24 September 2013

Ice increases at both poles

A couple of weeks ago I posted a report indicating that the arctic ice cap - the one in the north - had increased by some 1,000,000 square miles, an increase of 60% over the previous year, following predictions that by this time this year there would be no ice at all at the north pole.

Today the Washington Post reports that the amount of ice in the antarctic - in the south - has increased two years in a row and is now at highest level in 35 years:
Antarctic sea ice has grown to a record large extent for a second straight year, baffling scientists seeking to understand why this ice is expanding rather than shrinking in a warming world.
On Saturday, the ice extent reached 19.51 million square kilometers, according to data posted on the National Snow and Ice Data Center Web site.  That number bested record high levels set earlier this month and in 2012 (of 19.48 million square kilometers). Records date back to October 1978.
Remember: With their computer models, scientists cannot accurately predict the weather three days out; why should we believe them and their computer models when they try to predict the weather thirty years out?

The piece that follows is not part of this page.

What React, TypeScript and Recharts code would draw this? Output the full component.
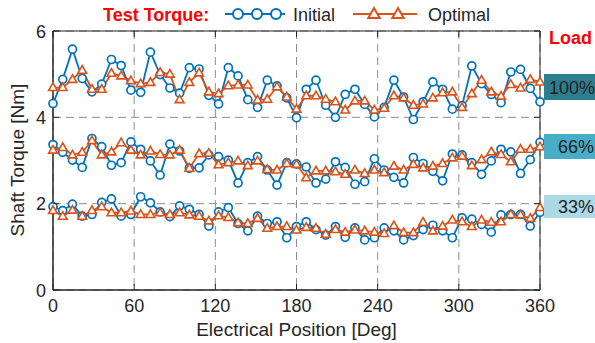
import { LineChart, Line, XAxis, YAxis, CartesianGrid, ReferenceArea } from "recharts";

const FONT = '"Liberation Sans", Arial, Helvetica, sans-serif';
const BLUE = "#0072BD";
const ORANGE = "#D95319";
const AXIS = "#262626";

// electrical position of each sample [deg]
const angles = [
  0, 7.2, 14.4, 21.6, 28.8, 36, 43.2, 50.4, 57.6, 64.8, 72, 79.2, 86.4, 93.6, 100.8, 108, 115.2,
  122.4, 129.6, 136.8, 144, 151.2, 158.4, 165.6, 172.8, 180, 187.2, 194.4, 201.6, 208.8, 216, 223.2,
  230.4, 237.6, 244.8, 252, 259.2, 266.4, 273.6, 280.8, 288, 295.2, 302.4, 309.6, 316.8, 324, 331.2,
  338.4, 345.6, 352.8, 360,
];

const initial100 = [
  4.32, 4.88, 5.58, 4.9, 4.59, 4.77, 5.34, 5.2, 4.63, 4.58, 5.51, 4.99, 4.68, 4.56, 5.15, 5.12, 4.51,
  4.31, 5.15, 4.96, 4.41, 4.23, 4.86, 4.73, 4.45, 3.99, 4.65, 4.86, 4.28, 4.0, 4.53, 4.65, 4.3, 4.01,
  4.23, 4.86, 4.47, 3.95, 4.36, 4.82, 4.65, 4.19, 4.27, 5.19, 4.78, 4.53, 4.34, 5.05, 5.11, 4.67, 4.36,
];
const optimal100 = [
  4.69, 4.69, 4.88, 5.09, 4.65, 4.65, 5.02, 4.96, 4.85, 4.78, 4.81, 5.04, 5.0, 4.41, 4.81, 5.03, 4.59,
  4.55, 4.73, 4.75, 4.75, 4.4, 4.42, 4.71, 4.47, 4.19, 4.5, 4.5, 4.42, 4.36, 4.17, 4.38, 4.38, 4.17,
  4.21, 4.5, 4.45, 4.28, 4.31, 4.45, 4.57, 4.59, 4.23, 4.55, 4.86, 4.59, 4.49, 4.76, 4.68, 4.88, 4.82,
];
const initial66 = [
  3.37, 3.19, 3.01, 2.84, 3.51, 3.32, 2.89, 2.95, 3.43, 3.26, 2.99, 2.66, 3.38, 3.22, 2.82, 2.83, 3.13,
  3.09, 3.01, 2.48, 2.95, 3.09, 2.78, 2.43, 2.95, 2.92, 2.85, 2.48, 2.57, 2.97, 2.84, 2.45, 2.51, 3.04,
  2.78, 2.61, 2.48, 3.07, 2.93, 2.75, 2.53, 3.15, 3.13, 2.95, 2.68, 2.99, 3.26, 3.2, 2.7, 3.02, 3.42,
];
const optimal66 = [
  3.24, 3.3, 3.13, 3.19, 3.46, 3.13, 3.2, 3.41, 3.24, 3.13, 3.22, 3.14, 3.13, 3.24, 2.82, 3.16, 3.17,
  2.9, 2.95, 2.99, 2.88, 2.99, 2.79, 2.78, 2.93, 2.91, 2.6, 2.76, 2.76, 2.74, 2.68, 2.78, 2.7, 2.78,
  2.72, 2.87, 2.78, 2.91, 2.83, 2.87, 2.93, 3.06, 3.1, 2.88, 3.02, 3.2, 3.14, 2.97, 3.26, 3.26, 3.32,
];
const initial33 = [
  1.93, 1.84, 1.99, 1.71, 1.75, 2.03, 2.11, 1.71, 1.75, 2.16, 2.02, 1.81, 1.7, 1.95, 1.87, 1.75, 1.48,
  1.81, 1.91, 1.54, 1.37, 1.71, 1.54, 1.58, 1.21, 1.47, 1.58, 1.4, 1.27, 1.47, 1.22, 1.44, 1.16, 1.21,
  1.44, 1.37, 1.16, 1.26, 1.4, 1.5, 1.37, 1.21, 1.67, 1.64, 1.52, 1.34, 1.74, 1.75, 1.75, 1.48, 1.8,
];
const optimal33 = [
  1.84, 1.71, 1.85, 1.71, 1.84, 1.93, 1.79, 1.79, 1.83, 1.75, 1.75, 1.79, 1.75, 1.79, 1.74, 1.71, 1.6,
  1.72, 1.68, 1.56, 1.54, 1.66, 1.43, 1.47, 1.47, 1.39, 1.45, 1.43, 1.29, 1.4, 1.34, 1.39, 1.37, 1.34,
  1.31, 1.49, 1.33, 1.33, 1.57, 1.37, 1.48, 1.62, 1.58, 1.47, 1.62, 1.57, 1.58, 1.75, 1.74, 1.66, 1.91,
];

const xTicks = [0, 60, 120, 180, 240, 300, 360];
const yTicks = [0, 2, 4, 6];

const loadLabels = [
  { text: "100%", fill: "#2E7D8F", top: 74, height: 26, x: 549 },
  { text: "66%", fill: "#48ADC6", top: 134, height: 25, x: 558 },
  { text: "33%", fill: "#ADD8E6", top: 195, height: 23, x: 558 },
];

const data = angles.map((a, i) => ({
  angle: a,
  i100: initial100[i],
  o100: optimal100[i],
  i66: initial66[i],
  o66: optimal66[i],
  i33: initial33[i],
  o33: optimal33[i],
}));

// plot box edges in chart pixels
const TOP = 31;
const RIGHT = 540;

const triangle = (cx: number, cy: number, s: number) =>
  `M${cx},${cy - s} L${cx + s * 0.95},${cy + s * 0.65} L${cx - s * 0.95},${cy + s * 0.65} Z`;

const TriDot = (props: any) => {
  const { cx, cy, index } = props;
  if (cx == null || cy == null) return <g key={index} />;
  return (
    <path key={index} d={triangle(cx, cy, 4.6)} fill="#fff" stroke={ORANGE} strokeWidth={1.6} />
  );
};

const circleDot = { r: 4, fill: "#fff", stroke: BLUE, strokeWidth: 1.7 };

const XTick = (props: any) => {
  const { x, y, payload } = props;
  return (
    <g>
      <line x1={x} y1={y} x2={x} y2={y - 6} stroke={AXIS} />
      <line x1={x} y1={TOP} x2={x} y2={TOP + 6} stroke={AXIS} />
      <text x={x} y={y + 22} textAnchor="middle" fontSize={18} fill={AXIS} fontFamily={FONT}>
        {payload.value}
      </text>
    </g>
  );
};

const YTick = (props: any) => {
  const { x, y, payload } = props;
  return (
    <g>
      <line x1={x} y1={y} x2={x + 6} y2={y} stroke={AXIS} />
      <line x1={RIGHT} y1={y} x2={RIGHT - 6} y2={y} stroke={AXIS} />
      <text x={x - 7} y={y + 6.5} textAnchor="end" fontSize={18} fill={AXIS} fontFamily={FONT}>
        {payload.value}
      </text>
    </g>
  );
};

export default function App() {
  const series = [
    { key: "i100", blue: true },
    { key: "i66", blue: true },
    { key: "i33", blue: true },
    { key: "o100", blue: false },
    { key: "o66", blue: false },
    { key: "o33", blue: false },
  ];

  return (
    <div style={{ position: "absolute", left: 0, top: 0, width: 595, height: 343, background: "#fff", fontFamily: FONT }}>
      <LineChart width={595} height={343} data={data} margin={{ top: TOP, right: 55, bottom: 0, left: 0 }}>
        <CartesianGrid stroke="#8c8c8c" strokeDasharray="8 5" strokeWidth={1} />
        <XAxis
          dataKey="angle"
          type="number"
          domain={[0, 360]}
          ticks={xTicks}
          tick={<XTick />}
          tickLine={false}
          tickSize={0}
          tickMargin={0}
          stroke={AXIS}
          height={53}
          label={{ value: "Electrical Position [Deg]", position: "insideBottom", offset: 7, fontSize: 19, fill: AXIS, fontFamily: FONT }}
        />
        <YAxis
          type="number"
          domain={[0, 6]}
          ticks={yTicks}
          tick={<YTick />}
          tickLine={false}
          tickSize={0}
          tickMargin={0}
          stroke={AXIS}
          width={53}
        />
        <ReferenceArea x1={0} x2={360} y1={0} y2={6} fill="none" stroke={AXIS} strokeWidth={1} />
        {series.map((s) => (
          <Line
            key={s.key}
            dataKey={s.key}
            type="linear"
            stroke={s.blue ? BLUE : ORANGE}
            strokeWidth={1.8}
            dot={s.blue ? circleDot : <TriDot />}
            activeDot={false}
            isAnimationActive={false}
          />
        ))}
      </LineChart>

      <svg
        width={595}
        height={343}
        style={{ position: "absolute", left: 0, top: 0, pointerEvents: "none" }}
        fontFamily={FONT}
      >
        <text
          x={0}
          y={0}
          transform="translate(24,160) rotate(-90)"
          textAnchor="middle"
          fontSize={19}
          fill={AXIS}
        >
          Shaft Torque [Nm]
        </text>

        <text x={103} y={21} fontSize={18} fontWeight="bold" fill="#FF0000">
          Test Torque:
        </text>
        <line x1={225} y1={14} x2={285} y2={14} stroke={BLUE} strokeWidth={2} />
        {[238, 257, 276].map((cx) => (
          <circle key={cx} cx={cx} cy={14} r={5} fill="#fff" stroke={BLUE} strokeWidth={2} />
        ))}
        <text x={293} y={21} fontSize={18} fill={AXIS}>
          Initial
        </text>
        <line x1={353} y1={14} x2={417} y2={14} stroke={ORANGE} strokeWidth={2} />
        {[374, 398].map((cx) => (
          <path key={cx} d={triangle(cx, 14, 6)} fill="#fff" stroke={ORANGE} strokeWidth={2} />
        ))}
        <text x={428} y={21} fontSize={18} fill={AXIS}>
          Optimal
        </text>

        <text x={549} y={44} fontSize={18} fontWeight="bold" fill="#FF0000">
          Load
        </text>
        {loadLabels.map((l) => (
          <g key={l.text}>
            <rect x={544} y={l.top} width={51} height={l.height} fill={l.fill} />
            <text x={l.x} y={l.top + l.height / 2 + 6.5} fontSize={18} fill="#222">
              {l.text}
            </text>
          </g>
        ))}
      </svg>
    </div>
  );
}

Though the temperature of the southern waters is increasing, so, too, is the level of ice, despite the warnings and models of scientists, for which they have no explanation.  Still, against the evidence, they still continue to insist on melting ice:
If the increase in ice is due to natural variability, Zhang says, warming from manmade greenhouse gases should eventually overcome it and cause the ice to begin retreating.
“If the warming continues, at some point the trend will reverse,” Zhang said.
The inconvenient truth is that their theory seems simply to be wrong.  Under normal circumstances, this would cause a scientist to change his hypothesis and continue along the path of actual science; however, when your hypothesis is founded not on science but on politics and ideology, such a change is impossible.